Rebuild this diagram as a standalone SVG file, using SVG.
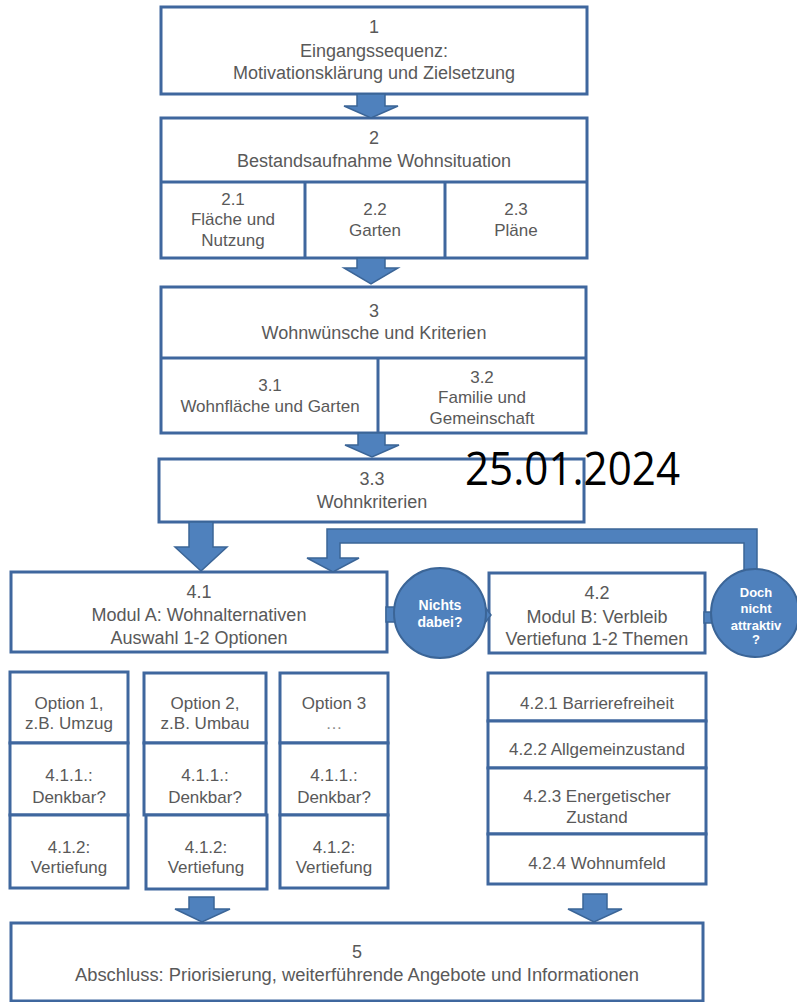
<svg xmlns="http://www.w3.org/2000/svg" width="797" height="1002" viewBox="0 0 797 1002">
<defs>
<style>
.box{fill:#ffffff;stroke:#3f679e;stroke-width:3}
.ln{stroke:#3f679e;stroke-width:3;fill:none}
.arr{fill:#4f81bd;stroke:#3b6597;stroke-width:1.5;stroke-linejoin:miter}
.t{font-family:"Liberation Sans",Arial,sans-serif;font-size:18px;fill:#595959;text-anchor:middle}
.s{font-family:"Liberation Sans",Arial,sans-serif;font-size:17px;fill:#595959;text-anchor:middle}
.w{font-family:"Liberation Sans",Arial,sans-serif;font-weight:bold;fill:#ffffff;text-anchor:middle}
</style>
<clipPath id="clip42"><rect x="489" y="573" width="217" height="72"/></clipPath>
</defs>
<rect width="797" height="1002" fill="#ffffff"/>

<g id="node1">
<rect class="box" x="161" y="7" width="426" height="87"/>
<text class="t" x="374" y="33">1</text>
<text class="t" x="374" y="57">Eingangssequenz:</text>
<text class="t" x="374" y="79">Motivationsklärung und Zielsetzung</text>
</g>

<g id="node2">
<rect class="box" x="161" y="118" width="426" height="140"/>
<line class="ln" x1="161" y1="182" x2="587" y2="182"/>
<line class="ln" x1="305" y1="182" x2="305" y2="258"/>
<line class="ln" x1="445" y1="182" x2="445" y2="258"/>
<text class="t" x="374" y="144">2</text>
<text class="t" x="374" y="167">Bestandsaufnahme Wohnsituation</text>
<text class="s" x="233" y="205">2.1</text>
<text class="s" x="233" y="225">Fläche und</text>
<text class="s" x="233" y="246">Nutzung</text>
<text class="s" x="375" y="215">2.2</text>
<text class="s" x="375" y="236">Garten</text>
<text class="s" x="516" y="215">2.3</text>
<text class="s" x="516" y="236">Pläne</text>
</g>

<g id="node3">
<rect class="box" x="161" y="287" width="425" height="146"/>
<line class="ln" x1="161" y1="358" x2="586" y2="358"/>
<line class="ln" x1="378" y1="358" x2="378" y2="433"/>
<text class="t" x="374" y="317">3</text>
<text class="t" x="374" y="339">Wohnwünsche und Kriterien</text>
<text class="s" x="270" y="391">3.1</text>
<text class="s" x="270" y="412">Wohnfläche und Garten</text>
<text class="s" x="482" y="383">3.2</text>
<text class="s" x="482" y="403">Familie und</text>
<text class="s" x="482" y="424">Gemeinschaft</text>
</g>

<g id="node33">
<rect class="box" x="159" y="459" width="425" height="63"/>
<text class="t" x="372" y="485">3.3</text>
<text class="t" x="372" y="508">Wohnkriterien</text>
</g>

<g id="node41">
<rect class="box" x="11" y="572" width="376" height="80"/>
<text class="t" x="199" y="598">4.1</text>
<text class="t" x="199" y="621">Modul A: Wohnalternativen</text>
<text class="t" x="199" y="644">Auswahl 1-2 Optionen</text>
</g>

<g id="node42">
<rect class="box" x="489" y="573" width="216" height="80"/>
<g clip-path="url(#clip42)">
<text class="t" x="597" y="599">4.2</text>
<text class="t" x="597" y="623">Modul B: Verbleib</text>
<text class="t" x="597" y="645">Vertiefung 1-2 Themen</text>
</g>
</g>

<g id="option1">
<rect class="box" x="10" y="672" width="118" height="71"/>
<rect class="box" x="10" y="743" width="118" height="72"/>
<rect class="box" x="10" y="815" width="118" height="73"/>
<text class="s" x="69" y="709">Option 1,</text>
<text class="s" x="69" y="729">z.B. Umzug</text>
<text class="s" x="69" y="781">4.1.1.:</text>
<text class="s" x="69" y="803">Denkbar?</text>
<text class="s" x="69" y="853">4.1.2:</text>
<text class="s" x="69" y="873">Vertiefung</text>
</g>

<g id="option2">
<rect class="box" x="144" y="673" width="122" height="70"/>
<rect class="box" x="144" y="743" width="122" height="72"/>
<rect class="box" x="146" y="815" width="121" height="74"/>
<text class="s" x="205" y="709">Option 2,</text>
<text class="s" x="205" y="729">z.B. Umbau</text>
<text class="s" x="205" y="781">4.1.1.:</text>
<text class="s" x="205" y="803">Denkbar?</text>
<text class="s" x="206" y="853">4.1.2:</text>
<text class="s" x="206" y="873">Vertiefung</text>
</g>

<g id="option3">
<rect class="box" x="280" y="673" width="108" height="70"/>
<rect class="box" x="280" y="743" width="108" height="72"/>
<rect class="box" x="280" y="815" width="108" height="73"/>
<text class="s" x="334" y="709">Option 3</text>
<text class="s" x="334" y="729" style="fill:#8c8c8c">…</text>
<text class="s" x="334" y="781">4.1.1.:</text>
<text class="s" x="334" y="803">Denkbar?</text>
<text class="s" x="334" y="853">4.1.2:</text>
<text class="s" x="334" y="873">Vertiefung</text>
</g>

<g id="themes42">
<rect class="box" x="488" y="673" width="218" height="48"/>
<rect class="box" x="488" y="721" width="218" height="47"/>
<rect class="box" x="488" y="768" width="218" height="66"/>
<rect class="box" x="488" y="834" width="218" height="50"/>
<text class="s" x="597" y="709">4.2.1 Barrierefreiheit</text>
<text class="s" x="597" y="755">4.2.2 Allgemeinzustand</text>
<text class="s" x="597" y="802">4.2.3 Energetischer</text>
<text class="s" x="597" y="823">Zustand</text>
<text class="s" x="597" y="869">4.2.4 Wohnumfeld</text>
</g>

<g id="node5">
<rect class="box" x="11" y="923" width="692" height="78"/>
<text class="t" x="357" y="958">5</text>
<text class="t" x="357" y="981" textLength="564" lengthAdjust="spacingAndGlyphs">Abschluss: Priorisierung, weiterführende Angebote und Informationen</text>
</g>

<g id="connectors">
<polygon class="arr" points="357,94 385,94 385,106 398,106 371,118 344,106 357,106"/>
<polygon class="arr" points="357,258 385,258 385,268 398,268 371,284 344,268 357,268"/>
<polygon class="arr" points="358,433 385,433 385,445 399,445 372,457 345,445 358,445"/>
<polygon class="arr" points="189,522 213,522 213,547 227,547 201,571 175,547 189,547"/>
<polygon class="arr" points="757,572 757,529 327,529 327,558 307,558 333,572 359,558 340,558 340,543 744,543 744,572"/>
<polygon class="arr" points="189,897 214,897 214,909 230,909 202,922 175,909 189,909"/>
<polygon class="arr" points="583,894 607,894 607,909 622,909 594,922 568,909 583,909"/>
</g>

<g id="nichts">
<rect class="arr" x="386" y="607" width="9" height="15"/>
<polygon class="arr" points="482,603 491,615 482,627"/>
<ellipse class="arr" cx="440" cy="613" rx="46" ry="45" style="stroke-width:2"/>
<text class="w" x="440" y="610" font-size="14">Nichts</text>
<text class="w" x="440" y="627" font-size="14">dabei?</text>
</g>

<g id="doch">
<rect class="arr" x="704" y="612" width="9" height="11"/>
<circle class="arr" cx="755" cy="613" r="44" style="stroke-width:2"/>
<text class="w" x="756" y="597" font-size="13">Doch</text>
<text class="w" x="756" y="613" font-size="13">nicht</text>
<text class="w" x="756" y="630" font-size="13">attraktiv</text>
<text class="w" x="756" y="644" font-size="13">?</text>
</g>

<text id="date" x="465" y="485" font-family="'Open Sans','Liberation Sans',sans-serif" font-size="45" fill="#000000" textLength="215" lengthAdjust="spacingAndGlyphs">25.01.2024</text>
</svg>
◆ ◆ ◆
Work required: Transcribe the material exactly, and leave out whatever pictures it holds.

Answer in full:
Rebuild this diagram as a standalone SVG file, using SVG.
<svg xmlns="http://www.w3.org/2000/svg" width="797" height="1002" viewBox="0 0 797 1002">
<defs>
<style>
.box{fill:#ffffff;stroke:#3f679e;stroke-width:3}
.ln{stroke:#3f679e;stroke-width:3;fill:none}
.arr{fill:#4f81bd;stroke:#3b6597;stroke-width:1.5;stroke-linejoin:miter}
.t{font-family:"Liberation Sans",Arial,sans-serif;font-size:18px;fill:#595959;text-anchor:middle}
.s{font-family:"Liberation Sans",Arial,sans-serif;font-size:17px;fill:#595959;text-anchor:middle}
.w{font-family:"Liberation Sans",Arial,sans-serif;font-weight:bold;fill:#ffffff;text-anchor:middle}
</style>
<clipPath id="clip42"><rect x="489" y="573" width="217" height="72"/></clipPath>
</defs>
<rect width="797" height="1002" fill="#ffffff"/>

<g id="node1">
<rect class="box" x="161" y="7" width="426" height="87"/>
<text class="t" x="374" y="33">1</text>
<text class="t" x="374" y="57">Eingangssequenz:</text>
<text class="t" x="374" y="79">Motivationsklärung und Zielsetzung</text>
</g>

<g id="node2">
<rect class="box" x="161" y="118" width="426" height="140"/>
<line class="ln" x1="161" y1="182" x2="587" y2="182"/>
<line class="ln" x1="305" y1="182" x2="305" y2="258"/>
<line class="ln" x1="445" y1="182" x2="445" y2="258"/>
<text class="t" x="374" y="144">2</text>
<text class="t" x="374" y="167">Bestandsaufnahme Wohnsituation</text>
<text class="s" x="233" y="205">2.1</text>
<text class="s" x="233" y="225">Fläche und</text>
<text class="s" x="233" y="246">Nutzung</text>
<text class="s" x="375" y="215">2.2</text>
<text class="s" x="375" y="236">Garten</text>
<text class="s" x="516" y="215">2.3</text>
<text class="s" x="516" y="236">Pläne</text>
</g>

<g id="node3">
<rect class="box" x="161" y="287" width="425" height="146"/>
<line class="ln" x1="161" y1="358" x2="586" y2="358"/>
<line class="ln" x1="378" y1="358" x2="378" y2="433"/>
<text class="t" x="374" y="317">3</text>
<text class="t" x="374" y="339">Wohnwünsche und Kriterien</text>
<text class="s" x="270" y="391">3.1</text>
<text class="s" x="270" y="412">Wohnfläche und Garten</text>
<text class="s" x="482" y="383">3.2</text>
<text class="s" x="482" y="403">Familie und</text>
<text class="s" x="482" y="424">Gemeinschaft</text>
</g>

<g id="node33">
<rect class="box" x="159" y="459" width="425" height="63"/>
<text class="t" x="372" y="485">3.3</text>
<text class="t" x="372" y="508">Wohnkriterien</text>
</g>

<g id="node41">
<rect class="box" x="11" y="572" width="376" height="80"/>
<text class="t" x="199" y="598">4.1</text>
<text class="t" x="199" y="621">Modul A: Wohnalternativen</text>
<text class="t" x="199" y="644">Auswahl 1-2 Optionen</text>
</g>

<g id="node42">
<rect class="box" x="489" y="573" width="216" height="80"/>
<g clip-path="url(#clip42)">
<text class="t" x="597" y="599">4.2</text>
<text class="t" x="597" y="623">Modul B: Verbleib</text>
<text class="t" x="597" y="645">Vertiefung 1-2 Themen</text>
</g>
</g>

<g id="option1">
<rect class="box" x="10" y="672" width="118" height="71"/>
<rect class="box" x="10" y="743" width="118" height="72"/>
<rect class="box" x="10" y="815" width="118" height="73"/>
<text class="s" x="69" y="709">Option 1,</text>
<text class="s" x="69" y="729">z.B. Umzug</text>
<text class="s" x="69" y="781">4.1.1.:</text>
<text class="s" x="69" y="803">Denkbar?</text>
<text class="s" x="69" y="853">4.1.2:</text>
<text class="s" x="69" y="873">Vertiefung</text>
</g>

<g id="option2">
<rect class="box" x="144" y="673" width="122" height="70"/>
<rect class="box" x="144" y="743" width="122" height="72"/>
<rect class="box" x="146" y="815" width="121" height="74"/>
<text class="s" x="205" y="709">Option 2,</text>
<text class="s" x="205" y="729">z.B. Umbau</text>
<text class="s" x="205" y="781">4.1.1.:</text>
<text class="s" x="205" y="803">Denkbar?</text>
<text class="s" x="206" y="853">4.1.2:</text>
<text class="s" x="206" y="873">Vertiefung</text>
</g>

<g id="option3">
<rect class="box" x="280" y="673" width="108" height="70"/>
<rect class="box" x="280" y="743" width="108" height="72"/>
<rect class="box" x="280" y="815" width="108" height="73"/>
<text class="s" x="334" y="709">Option 3</text>
<text class="s" x="334" y="729" style="fill:#8c8c8c">…</text>
<text class="s" x="334" y="781">4.1.1.:</text>
<text class="s" x="334" y="803">Denkbar?</text>
<text class="s" x="334" y="853">4.1.2:</text>
<text class="s" x="334" y="873">Vertiefung</text>
</g>

<g id="themes42">
<rect class="box" x="488" y="673" width="218" height="48"/>
<rect class="box" x="488" y="721" width="218" height="47"/>
<rect class="box" x="488" y="768" width="218" height="66"/>
<rect class="box" x="488" y="834" width="218" height="50"/>
<text class="s" x="597" y="709">4.2.1 Barrierefreiheit</text>
<text class="s" x="597" y="755">4.2.2 Allgemeinzustand</text>
<text class="s" x="597" y="802">4.2.3 Energetischer</text>
<text class="s" x="597" y="823">Zustand</text>
<text class="s" x="597" y="869">4.2.4 Wohnumfeld</text>
</g>

<g id="node5">
<rect class="box" x="11" y="923" width="692" height="78"/>
<text class="t" x="357" y="958">5</text>
<text class="t" x="357" y="981" textLength="564" lengthAdjust="spacingAndGlyphs">Abschluss: Priorisierung, weiterführende Angebote und Informationen</text>
</g>

<g id="connectors">
<polygon class="arr" points="357,94 385,94 385,106 398,106 371,118 344,106 357,106"/>
<polygon class="arr" points="357,258 385,258 385,268 398,268 371,284 344,268 357,268"/>
<polygon class="arr" points="358,433 385,433 385,445 399,445 372,457 345,445 358,445"/>
<polygon class="arr" points="189,522 213,522 213,547 227,547 201,571 175,547 189,547"/>
<polygon class="arr" points="757,572 757,529 327,529 327,558 307,558 333,572 359,558 340,558 340,543 744,543 744,572"/>
<polygon class="arr" points="189,897 214,897 214,909 230,909 202,922 175,909 189,909"/>
<polygon class="arr" points="583,894 607,894 607,909 622,909 594,922 568,909 583,909"/>
</g>

<g id="nichts">
<rect class="arr" x="386" y="607" width="9" height="15"/>
<polygon class="arr" points="482,603 491,615 482,627"/>
<ellipse class="arr" cx="440" cy="613" rx="46" ry="45" style="stroke-width:2"/>
<text class="w" x="440" y="610" font-size="14">Nichts</text>
<text class="w" x="440" y="627" font-size="14">dabei?</text>
</g>

<g id="doch">
<rect class="arr" x="704" y="612" width="9" height="11"/>
<circle class="arr" cx="755" cy="613" r="44" style="stroke-width:2"/>
<text class="w" x="756" y="597" font-size="13">Doch</text>
<text class="w" x="756" y="613" font-size="13">nicht</text>
<text class="w" x="756" y="630" font-size="13">attraktiv</text>
<text class="w" x="756" y="644" font-size="13">?</text>
</g>

<text id="date" x="465" y="485" font-family="'Open Sans','Liberation Sans',sans-serif" font-size="45" fill="#000000" textLength="215" lengthAdjust="spacingAndGlyphs">25.01.2024</text>
</svg>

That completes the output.